Is there anything worse than the Congressional ritual of letting temporary provisions expire and then resuscitating them, nominally retroactively? While the members of Congress undoubtedly trumpet their extender legislation as an accomplishment to save these important tax benefits, the fact was that the taxes that affect decisions on hiring and capital investment were uncertain for 11-plus months of the year, making the resurrection less of a boon to taxpayers than, say, if the tax situation had been clarified earlier in the year; many transactions simply cannot be completed in such a short time frame. This procedure left planners with little they could say to clients seeking their advice without hedging, fearful that just maybe this time a provision would not be extended. Practitioners became all too familiar with this recurrence, reminiscent of the movie Groundhog Day.


Escaping Eternal Recurrence

Things seemingly took another turn back in March, when Senate Finance chair decided that the ritual of letting temporary provisions expire only to resuscitate them retroactively was grating on taxpayers and their advisors, and that action should be taken early in the year. Unfortunately, the preliminary Extender bill was deferred by the Senate majority leader until after the November election. Just like every other year.


Following the election, the tax writers convened and reached a preliminary agreement that would have made 10 of the provisions permanent while reviving some 50 or so temporary provisions, giving them yet another lease on life. But then the Administration issued an executive order that deferred deportation proceedings on illegal and undocumented aliens. Republicans feared that such individuals would file for refundable child credits and earned income tax credits, the latter being an area identified as rampant with fraud; they withdrew their support for extension, expansion, or permanency of these provisions. With that came another event suggesting that this time the scenario would not be repeated: the threat of a presidential veto of any legislation that did not include these middle-class (and lower-class) tax benefits. And with that, the Congressional leaders called off the deal and planned to regroup before tackling the issue in December.

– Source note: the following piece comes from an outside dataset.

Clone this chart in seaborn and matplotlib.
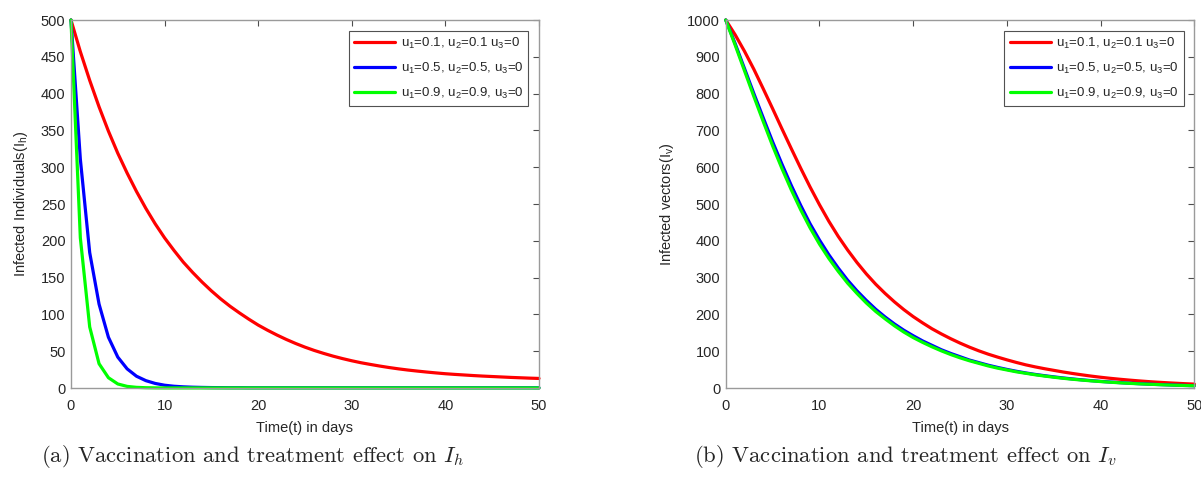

There is a greater chance than there has been over the past decade that some or all of these provisions will find their eternal rest. The Service had already indicated that the tax climate would most likely adversely affect the start of tax season, and the continuing delay in addressing extenders only further pushes the finalization of returns and the return processing software further into the future.


I Got You Babe

Insiders in Washington, however, believed that the Congress members would see their shadows and proclaim two more years of the cycle of expiration, political grandstanding, and the retroactive resurrection of the provisions with an extension through the end of 2015, but no change in status from temporary to permanent for any of the provisions (which, except for the education credit, have technically expired):

  • The research credit, simplified to make the credit permanent but also giving start-up businesses the ability to claim the credit against payroll taxes;
  • he enhanced §179 expensing;
  • The state and local sales tax deduction;
  • The American Opportunity Tax Credit, indexed to inflation after its renewal in 2018;
  • The employer-provided mass transit and parking benefits exclusion;
  • The reduced recognition period for built-in gains of S corporations;
  • The rules regarding basis adjustments to the stock of S corporations making charitable contributions of property;
  • The rule allowing some tax-free distributions from IRAs for charitable purposes;
  • The deduction for charitable contributions by individuals and corporations of real property interests for conservation purposes; and
  •  The deduction for charitable contributions of food inventory.


However, the legislation proposed on December 1, the Tax Increase Prevention Act of 2014, would only extend the provisions through the end of 2014 (rather than 2015, as in the Senate Finance initial markup). This means that the expired provisions will re-expire less than a month after being given new life (if enacted and not vetoed).


The new Congress claims it will take up tax reform in 2015. We’ll see about that. The indications are that this will be a donnybrook.